Había comenzado a leer Rombo (Periférica, 2023), cuando un movimiento sísmico estremece a numerosas aldeas marroquíes provocando (a fecha de hoy) más de 2.500 muertos, otros tantos heridos y un incontable número de afectados por la ruina de sus casas y haciendas, ya miserables desde mucho antes.
La novela en que Esther Kinsky alude a la presencia inevitable de ese ruido que presagia el terremoto entre quienes lo vivieron antes y observa los efectos de los temblores al cabo del tiempo a través de un paisaje estimulante, el noreste de Italia, y de las experiencias vitales de unos supervivientes que entrelazan sus sentimientos y experiencias tras el ruido y la catástrofe. Por el contrario, el seísmo marroquí carece de paisaje, solo hay barbarie y, a lo sumo, el ejemplo de la imperial Marraquesch afectada por los destrozos, como un símbolo físico de la ferocidad de la propia naturaleza.
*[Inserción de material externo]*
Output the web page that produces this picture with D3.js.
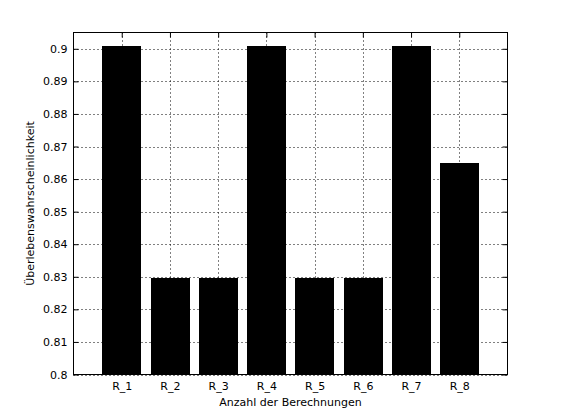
<!DOCTYPE html>
<html><head><meta charset="utf-8">
<script src="https://cdn.jsdelivr.net/npm/d3@7"></script>
<style>body{margin:0;background:#fff}svg{display:block}text{font-family:"DejaVu Sans",sans-serif;font-size:11px;fill:#000}</style>
</head><body>
<script>
const categories = ["R_1","R_2","R_3","R_4","R_5","R_6","R_7","R_8"];
const values = [0.901, 0.8295, 0.8295, 0.901, 0.8295, 0.8295, 0.901, 0.8648];
const yTicks = [0.8,0.81,0.82,0.83,0.84,0.85,0.86,0.87,0.88,0.89,0.9];
const yLabel = "Überlebenswahrscheinlichkeit";
const xLabel = "Anzahl der Berechnungen";

const W=561,H=420, L=73.5, R=507.5, T=32.5, B=374.5;
const svg=d3.select("body").append("svg").attr("width",W).attr("height",H);
const x=d3.scaleLinear().domain([0,categories.length+1]).range([L,R]);
const y=d3.scaleLinear().domain([0.8,0.905]).range([B,T]);
const bw=(x(1)-x(0))*0.8;

const fmt=d=>String(+d.toFixed(2));
// grid
const g=svg.append("g");
g.selectAll(".gy").data(yTicks).join("line").attr("x1",L).attr("x2",R)
 .attr("y1",d=>Math.round(y(d))+0.5).attr("y2",d=>Math.round(y(d))+0.5)
 .attr("stroke","#000").attr("stroke-dasharray","1,3");
g.selectAll(".gx").data(categories).join("line")
 .attr("x1",(d,i)=>Math.round(x(i+1))+0.5).attr("x2",(d,i)=>Math.round(x(i+1))+0.5)
 .attr("y1",T).attr("y2",B).attr("stroke","#000").attr("stroke-dasharray","1,3");
// bars
svg.selectAll(".bar").data(values).join("rect")
 .attr("x",(d,i)=>Math.round(x(i+1)-bw/2)).attr("width",Math.round(bw))
 .attr("y",d=>Math.round(y(d))).attr("height",d=>B-Math.round(y(d)))
 .attr("fill","#000");
// axes
const ax=svg.append("g").attr("transform",`translate(0,${B})`)
 .call(d3.axisBottom(x).tickValues(d3.range(1,categories.length+1)).tickFormat(d=>categories[d-1]).tickSize(-5).tickPadding(8));
const axT=svg.append("g").attr("transform",`translate(0,${T})`)
 .call(d3.axisTop(x).tickValues(d3.range(1,categories.length+1)).tickFormat("").tickSize(-5));
const ay=svg.append("g").attr("transform",`translate(${L},0)`)
 .call(d3.axisLeft(y).tickValues(yTicks).tickFormat(fmt).tickSize(-5).tickPadding(6));
const ayR=svg.append("g").attr("transform",`translate(${R},0)`)
 .call(d3.axisRight(y).tickValues(yTicks).tickFormat("").tickSize(-5));
[ax,axT,ay,ayR].forEach(a=>{a.select(".domain").remove();a.attr("font-family",null).attr("font-size",null);});
svg.append("rect").attr("x",L).attr("y",T).attr("width",R-L).attr("height",B-T).attr("fill","none").attr("stroke","#000");
svg.append("text").attr("x",(L+R)/2).attr("y",406).attr("text-anchor","middle").text(xLabel);
svg.append("text").attr("transform",`translate(34,${(T+B)/2}) rotate(-90)`).attr("text-anchor","middle").text(yLabel);
</script>
</body></html>
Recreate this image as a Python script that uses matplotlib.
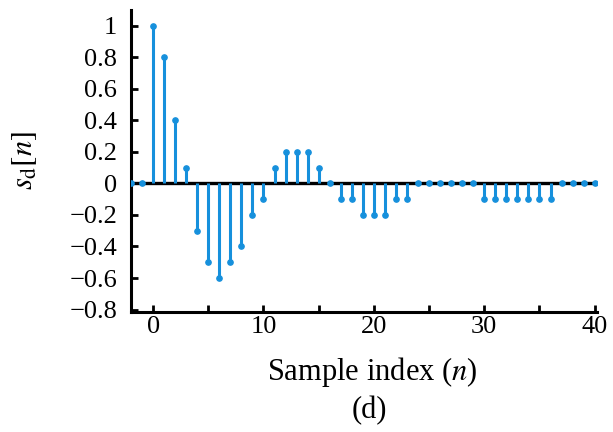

Nada que ver. La realidad del seísmo marroquí impone una desolación inmediata. No requiere reflexión ni matices. Las imágenes estremecen y el grito de los supervivientes ahoga cualquier sentimiento paliativo. No hay consuelo ni memoria, al contrario que en la novela de Esther Kinsky. En ella se alude a unas sacudidas sísmicas que provocaron más de un millar de muertos. Sin embargo, ahora, al cabo de casi 50 años, los recuerdos y las vivencias de los protagonistas reconstruyen un relato sentimental en medio de la naturaleza recuperada y de la vida de unos habitantes que, siempre marcados por el rombo, han encontrado un rumbo íntimo, personal, con el que sobreponerse al trauma que generó el seísmo y amenaza la propia vida.
La coincidencia de la lectura de Rombo y de la realidad implacable del seísmo situado al sur de Marruecos invitaban a una lectura y a un análisis complementario. La realidad no admite réplicas. La reflexión la llena de matices. La distancia impone emociones distintas.